§ **Task brief**
List all lines of the data containing the word "this".

§ **Excerpted data**
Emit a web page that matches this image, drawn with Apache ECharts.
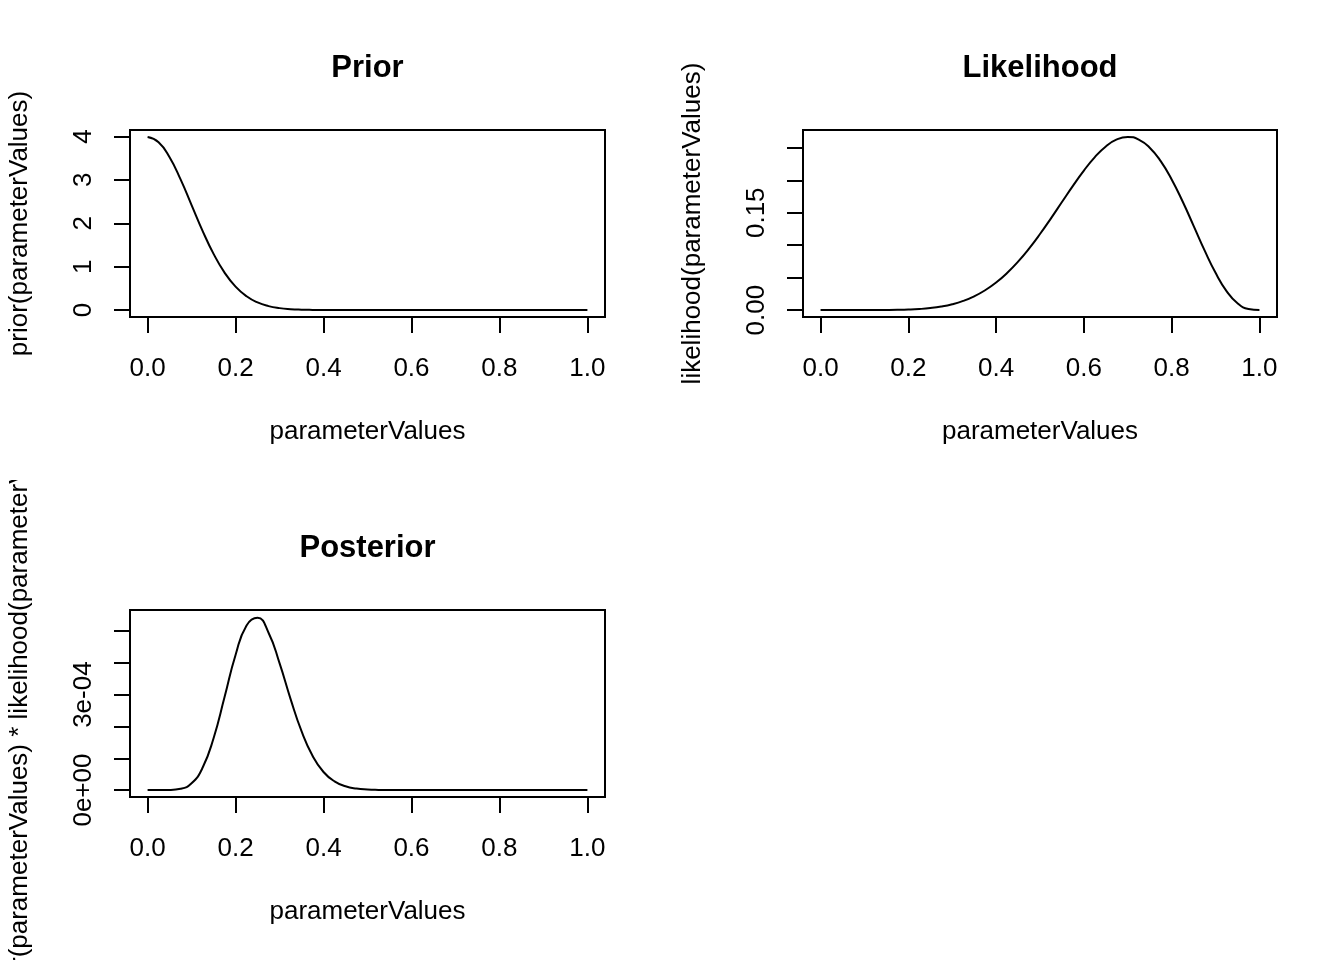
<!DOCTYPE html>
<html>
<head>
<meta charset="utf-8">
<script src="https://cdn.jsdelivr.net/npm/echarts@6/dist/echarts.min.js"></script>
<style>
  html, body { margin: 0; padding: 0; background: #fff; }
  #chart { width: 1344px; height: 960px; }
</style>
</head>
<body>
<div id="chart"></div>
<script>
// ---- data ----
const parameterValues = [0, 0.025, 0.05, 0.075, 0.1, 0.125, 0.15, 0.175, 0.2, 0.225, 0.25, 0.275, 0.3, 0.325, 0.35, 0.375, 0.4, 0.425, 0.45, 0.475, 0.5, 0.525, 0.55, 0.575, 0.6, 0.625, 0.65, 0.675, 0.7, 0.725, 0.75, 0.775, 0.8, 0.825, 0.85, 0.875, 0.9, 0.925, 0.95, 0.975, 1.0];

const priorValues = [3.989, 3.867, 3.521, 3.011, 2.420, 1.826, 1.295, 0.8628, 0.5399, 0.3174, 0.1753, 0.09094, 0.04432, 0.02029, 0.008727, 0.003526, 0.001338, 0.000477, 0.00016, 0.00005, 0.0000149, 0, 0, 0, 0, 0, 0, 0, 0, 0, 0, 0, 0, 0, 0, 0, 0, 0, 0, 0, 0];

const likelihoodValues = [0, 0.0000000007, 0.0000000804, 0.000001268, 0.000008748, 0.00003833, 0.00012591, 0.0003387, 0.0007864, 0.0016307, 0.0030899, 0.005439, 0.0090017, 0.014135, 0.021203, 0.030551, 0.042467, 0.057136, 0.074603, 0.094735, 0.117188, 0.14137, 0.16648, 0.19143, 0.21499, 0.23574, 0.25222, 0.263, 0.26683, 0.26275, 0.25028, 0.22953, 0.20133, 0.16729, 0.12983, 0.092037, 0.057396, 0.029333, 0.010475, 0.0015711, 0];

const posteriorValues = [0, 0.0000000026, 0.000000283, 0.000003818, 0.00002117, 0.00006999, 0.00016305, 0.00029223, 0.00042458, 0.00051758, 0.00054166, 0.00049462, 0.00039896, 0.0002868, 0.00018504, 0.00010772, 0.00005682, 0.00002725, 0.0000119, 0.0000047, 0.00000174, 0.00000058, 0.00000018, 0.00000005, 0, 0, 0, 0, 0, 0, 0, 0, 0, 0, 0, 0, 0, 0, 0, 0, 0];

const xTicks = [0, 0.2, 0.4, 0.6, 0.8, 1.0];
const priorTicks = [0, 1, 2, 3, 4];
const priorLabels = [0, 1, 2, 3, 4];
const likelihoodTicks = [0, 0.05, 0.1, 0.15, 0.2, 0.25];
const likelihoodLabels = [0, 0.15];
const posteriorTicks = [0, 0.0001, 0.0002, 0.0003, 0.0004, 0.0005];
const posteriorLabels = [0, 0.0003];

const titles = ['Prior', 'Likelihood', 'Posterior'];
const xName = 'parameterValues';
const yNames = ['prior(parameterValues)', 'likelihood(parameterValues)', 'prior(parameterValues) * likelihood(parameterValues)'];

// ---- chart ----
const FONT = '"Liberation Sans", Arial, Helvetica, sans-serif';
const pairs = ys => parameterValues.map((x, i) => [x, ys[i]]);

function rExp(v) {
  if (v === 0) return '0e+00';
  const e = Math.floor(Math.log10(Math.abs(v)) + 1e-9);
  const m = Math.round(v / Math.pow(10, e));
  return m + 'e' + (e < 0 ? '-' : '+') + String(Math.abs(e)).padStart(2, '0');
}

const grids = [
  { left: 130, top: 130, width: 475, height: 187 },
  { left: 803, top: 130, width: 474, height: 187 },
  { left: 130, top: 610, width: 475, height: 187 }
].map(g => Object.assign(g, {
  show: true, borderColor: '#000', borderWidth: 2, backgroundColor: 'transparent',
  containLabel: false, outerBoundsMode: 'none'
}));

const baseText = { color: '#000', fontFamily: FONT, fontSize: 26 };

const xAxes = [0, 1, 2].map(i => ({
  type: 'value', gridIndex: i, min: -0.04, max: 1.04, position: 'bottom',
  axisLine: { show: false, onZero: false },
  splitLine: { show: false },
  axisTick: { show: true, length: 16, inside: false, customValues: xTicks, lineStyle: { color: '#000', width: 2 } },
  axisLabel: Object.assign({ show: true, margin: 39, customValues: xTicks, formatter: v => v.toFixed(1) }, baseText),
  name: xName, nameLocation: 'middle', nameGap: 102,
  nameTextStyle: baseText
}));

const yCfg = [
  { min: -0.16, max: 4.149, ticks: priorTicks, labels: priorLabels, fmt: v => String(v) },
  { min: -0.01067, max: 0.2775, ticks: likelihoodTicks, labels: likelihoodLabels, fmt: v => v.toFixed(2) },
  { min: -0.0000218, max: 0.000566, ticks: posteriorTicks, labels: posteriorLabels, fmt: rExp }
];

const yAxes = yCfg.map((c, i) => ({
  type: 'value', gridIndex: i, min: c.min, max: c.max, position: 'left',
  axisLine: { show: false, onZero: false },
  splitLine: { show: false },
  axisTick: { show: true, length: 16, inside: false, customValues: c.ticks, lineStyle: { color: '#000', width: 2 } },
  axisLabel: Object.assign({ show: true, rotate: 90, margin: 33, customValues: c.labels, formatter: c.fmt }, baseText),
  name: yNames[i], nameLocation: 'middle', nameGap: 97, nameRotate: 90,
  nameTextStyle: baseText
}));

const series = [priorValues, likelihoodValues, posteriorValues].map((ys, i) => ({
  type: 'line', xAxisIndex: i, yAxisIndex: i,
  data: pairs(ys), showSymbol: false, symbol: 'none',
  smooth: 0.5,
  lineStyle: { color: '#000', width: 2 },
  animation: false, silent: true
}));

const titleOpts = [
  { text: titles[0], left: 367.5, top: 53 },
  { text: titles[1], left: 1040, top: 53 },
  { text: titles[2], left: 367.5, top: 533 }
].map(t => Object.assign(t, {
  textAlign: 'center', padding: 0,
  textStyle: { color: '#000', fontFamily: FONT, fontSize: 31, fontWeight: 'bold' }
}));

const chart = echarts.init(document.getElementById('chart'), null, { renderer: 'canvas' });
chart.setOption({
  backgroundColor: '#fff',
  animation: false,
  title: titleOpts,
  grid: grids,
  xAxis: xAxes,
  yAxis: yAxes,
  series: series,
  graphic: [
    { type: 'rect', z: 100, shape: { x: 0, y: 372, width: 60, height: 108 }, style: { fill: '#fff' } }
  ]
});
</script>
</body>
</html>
...
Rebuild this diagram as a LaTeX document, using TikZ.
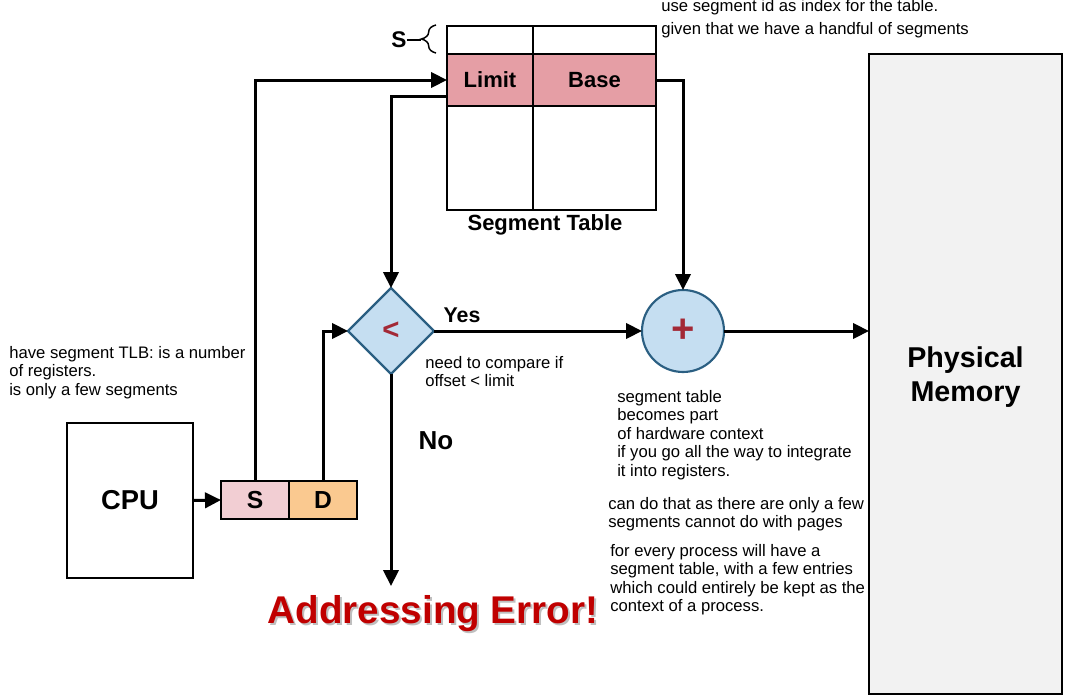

§ **Right answer**
Emit a web page that matches this image, drawn with Apache ECharts.
Rebuild this diagram as a LaTeX document, using TikZ.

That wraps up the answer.